The Philippines has increased the official death toll from Typhoon Haiyan to more than 5,200. The Philippines’ National Disaster Agency says at least 5,209 people have died, with many still missing. It is the deadliest national disaster in Filipino history. The number of displaced stands at more than four million, with a million homes damaged or destroyed.
Talks at the U.N. climate summit in Warsaw, Poland, are in their final day. A coalition of environmental groups staged a walkout on Thursday in protest of the failure to reach a binding deal limiting emissions. A new study, meanwhile, shows just 90 corporations have been responsible for nearly two-thirds of all greenhouse gas emissions since the Industrial Revolution began in 1854. According to the Climate Accountability Institute, half of all emissions have been produced in the past 25 years. The top corporate polluters are Chevron, ExxonMobil, Saudi Aramco, BP and Gazprom.
In Russia, members of the Greenpeace “Arctic 30” continue to be freed from prison after winning bail this week. The group of 28 activists and two journalists had been jailed for two months for trying to stop Russian oil drilling in the Arctic. Fifteen of the 28 people who have been granted bail have been released so far.
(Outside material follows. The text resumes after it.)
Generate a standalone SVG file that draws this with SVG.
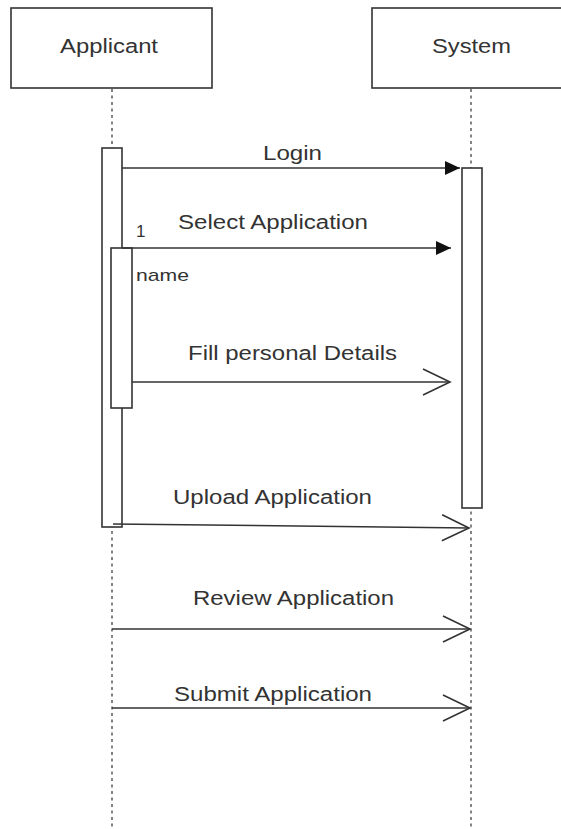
<svg xmlns="http://www.w3.org/2000/svg" width="561" height="829" viewBox="0 0 561 829">
<style>
.box{fill:#fff;stroke:#333;stroke-width:1.6}
.act{fill:#fff;stroke:#333;stroke-width:1.6}
.life{stroke:#666;stroke-width:1.6;stroke-dasharray:3 3.5;fill:none}
.msg{stroke:#333;stroke-width:1.5;fill:none}
.lbl{font-family:"Liberation Sans",Arial,sans-serif;font-size:20px;fill:#333}
.sm{font-family:"Liberation Sans",Arial,sans-serif;font-size:17px;fill:#333}
</style>
<defs>
<marker id="filled" viewBox="0 0 15 14" refX="15" refY="7" markerWidth="15" markerHeight="14" markerUnits="userSpaceOnUse" orient="auto">
<path d="M0,0 L15,7 L0,14 z" fill="#111"/>
</marker>
<marker id="open" viewBox="0 0 30 30" refX="28" refY="15" markerWidth="30" markerHeight="30" markerUnits="userSpaceOnUse" orient="auto">
<path d="M1,2 L28,15 L1,28" fill="none" stroke="#333" stroke-width="1.6"/>
</marker>
</defs>
<rect width="561" height="829" fill="#fff"/>
<g id="lifelines">
<line class="life" x1="112" y1="89" x2="112" y2="829"/>
<line class="life" x1="471" y1="89" x2="471" y2="829"/>
</g>
<g id="applicant">
<rect class="box" x="11" y="8" width="201" height="80"/>
<text class="lbl" x="60" y="53" textLength="98" lengthAdjust="spacingAndGlyphs">Applicant</text>
</g>
<g id="system">
<rect class="box" x="372" y="8" width="192" height="80"/>
<text class="lbl" x="432" y="53" textLength="79" lengthAdjust="spacingAndGlyphs">System</text>
</g>
<g id="applicant-activation">
<rect class="act" x="102" y="148" width="20" height="379"/>
</g>
<g id="applicant-inner-activation">
<rect class="act" x="111" y="248" width="21" height="160"/>
</g>
<g id="system-activation">
<rect class="act" x="462" y="168" width="20" height="340"/>
</g>
<g id="connectors">
<line class="msg" x1="122" y1="168" x2="460" y2="168" marker-end="url(#filled)"/>
<line class="msg" x1="122" y1="248" x2="451" y2="248" marker-end="url(#filled)"/>
<line class="msg" x1="132" y1="382" x2="450" y2="382" marker-end="url(#open)"/>
<line class="msg" x1="113" y1="524" x2="469" y2="528" marker-end="url(#open)"/>
<line class="msg" x1="112" y1="629" x2="470" y2="629" marker-end="url(#open)"/>
<line class="msg" x1="112" y1="708" x2="470" y2="708" marker-end="url(#open)"/>
</g>
<g id="labels">
<text class="lbl" x="263" y="160" textLength="59" lengthAdjust="spacingAndGlyphs">Login</text>
<text class="lbl" x="178" y="229" textLength="190" lengthAdjust="spacingAndGlyphs">Select Application</text>
<text class="sm" x="136" y="237">1</text>
<text class="sm" x="136" y="281" textLength="53" lengthAdjust="spacingAndGlyphs">name</text>
<text class="lbl" x="188" y="360" textLength="209" lengthAdjust="spacingAndGlyphs">Fill personal Details</text>
<text class="lbl" x="173" y="504" textLength="199" lengthAdjust="spacingAndGlyphs">Upload Application</text>
<text class="lbl" x="193" y="605" textLength="201" lengthAdjust="spacingAndGlyphs">Review Application</text>
<text class="lbl" x="174" y="701" textLength="198" lengthAdjust="spacingAndGlyphs">Submit Application</text>
</g>
</svg>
One activist, Colin Russell, has had his bail denied. As he left prison, British journalist Kieron Bryan spoke to reporters.
Kieron Bryan: “Yes, a step in the right direction. The first smile I’ve had for a while.”
Reporter: “What would you like to say to your family who are watching this?”
Kieron Bryan: “Just that I love them hugely, and I’ve heard some of the things they’ve been doing and all of my friends have been doing, and, you know, they’re keeping you guys on your toes. And that’s exactly what they need to be doing, so thank you.”
The Arctic 30 face charges of “hooliganism” which carry up to seven years in prison. All those released on bail will be forced to remain in Russia until their criminal trial.
Janet Yellen has moved a step closer to confirmation as the next chair of the Federal Reserve. On Thursday, the Senate Banking Committee advanced Yellen’s nomination to a full Senate vote. Yellen would become the first woman to head the Federal Reserve.
Alabama has granted posthumous pardons to the remaining three African-American men who had yet to be exonerated for false allegations of rape 80 years ago. The Scottsboro Boys were nine black Alabama teenagers convicted by all-white juries of gang-raping two white women in 1931. Five of the teens were exonerated in 1937 after one of the accusers recanted her story. The Scottsboro Boys’ legal appeals sparked protests against racism and landmark Supreme Court rulings establishing the right to effective legal counsel and barring the systematic exclusion of blacks from juries. Alabama’s Scottsboro Boys Museum and Cultural Center, which opened in 2010 to honor their legacy, says it will display the pardon certificates beginning next month.